Blue Steel (1934, directed by Robert N. Bradbury)

On a stormy night, frontier Sheriff Jake Withers (George “Gabby” Hayes) and undercover U.S. Marshal Carruthers (John Wayne) both check into the same inn.  They are both searching for the infamous Polka Dot Bandit (Yakima Canutt), who has been burglarizing homes and businesses all over California.  They both figure that, on a rainy night like this, there’s no way that the Bandit is going to be out.  It turns out they are both wrong.  The Bandit breaks into the inn and robs the safe but also leaves behind one of his spurs.  The sheriff comes across Carruthers investigating the safe and mistakenly believes that Carruthers is the bandit.

Later, when Sheriff Winters goes out to Carruthers’s cabin, he’s planning on arresting Carruthers.  Before he can do so, they both hear gun shots.  Outside, another group of bandits is chasing Betty (Eleanor Hunt) and her father.  The Sherriff and Carruthers manage to save Betty but her father is killed.  The grieving Betty is taken in by a local rancher named Malgrove (Edward Peil, Jr.) but it turns out that Malgrove is the head of the Polka Dot Gang and he is planning on killing Betty in order to keep a shipment of supplies from coming to the town!  Carruthers and the sheriff have to work together to thwart Malgrove’s plan and bring the Polka Dot Bandit to justice.
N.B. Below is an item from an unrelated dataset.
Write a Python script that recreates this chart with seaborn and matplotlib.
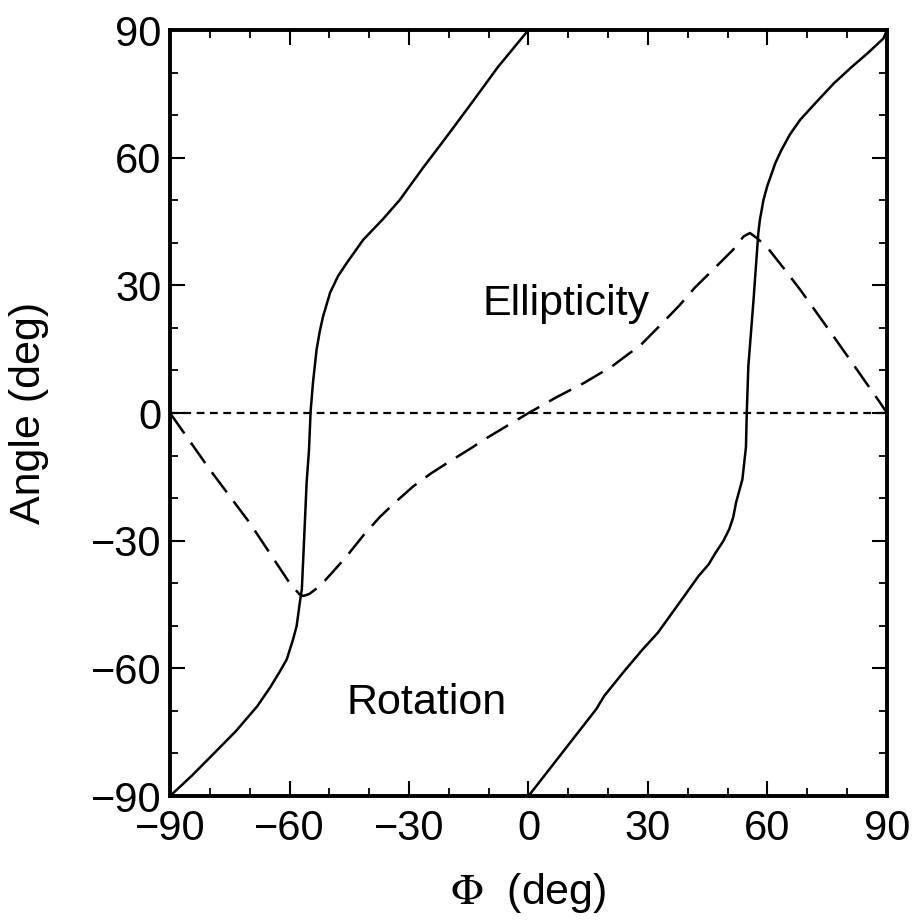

This 54-minute programmer was one of the many B-westerns that John Wayne made for Monogram Pictures in the days before John Ford made him a star by casting him in Stagecoach.  Though Wayne was still learning how to act on camera, the screen presence that would make him a star can be seen in Blue Steel and he and Hayes make a good team.  The story is simple enough but there’s enough horse riding and fistfights to keep most B-western fans entertained.  It’s still hard not to imagine how much different the movie would have been if the sheriff had arrested Carruthers at the scene of the crime instead of letting him ride out to his cabin.  It’s a good thing these old programmers never had to make too much sense.

Randy Rides Alone (1934, directed by Harry L. Fraser)

Randy (John Wayne) rides his horse into a frontier town.  He is planning to pay a visit to his old friend, saloon owner Ed Rogers.  But when Randy enters the saloon, he discovers that everyone, including Ed, has been shot dead and a hand-written note has been left by the perpetrator, warning the sheriff not to come after him.

The sheriff and a posse of citizens arrive at the saloon and refuse to believe Randy when he says that he didn’t commit the crime.  Matt the Mute (George Hayes, before he became known as Gabby) hands the sheriff a note in which he suggests arresting Randy and hanging him for the crime.  Matt’s note is written in the same handwriting as the note that was left at the saloon but no one notices because Matt has a reputation for being a fine, upstanding citizen.

With the help of Ed’s niece, Sally (Alberta Vaughn), Randy escapes from the posse and makes his way to a cave, which he discovers is the hideout for a gang of thieves led by Matt the Mute, who isn’t even a mute!  When the gang kidnaps Sally, Randy has to rescue her and clear his name.

A 56-minute programmer, Randy Rides Alone is one of the many B-westerns that John Wayne made before Stagecoach made him a star.  In the 30s, every poverty row studio was churning out short westerns that would play as double features and which would entertain audiences looking for an escape from the present day.  Randy Rides Alone is one of the better examples of the genre, due to John Wayne’s authoritative presence and a better-than-average plot.  The opening, with a smiling John Wayne entering the saloon just to discover that all of his friends have been murdered, establishes the stakes early on and the movie is as much about revenge as it is about Randy clearing his name.  George Hayes, who became best known for playing comedic relief sidekicks, is an effective villain.  The film’s target audience was probably bored with Sally and Randy falling in love but they also probably enjoyed Randy climbing a mountain to rescue her.  The movie ends with Sally announcing that Randy won’t be riding alone much longer.  Randy may have settled down but John Wayne had 150 more films ahead of him.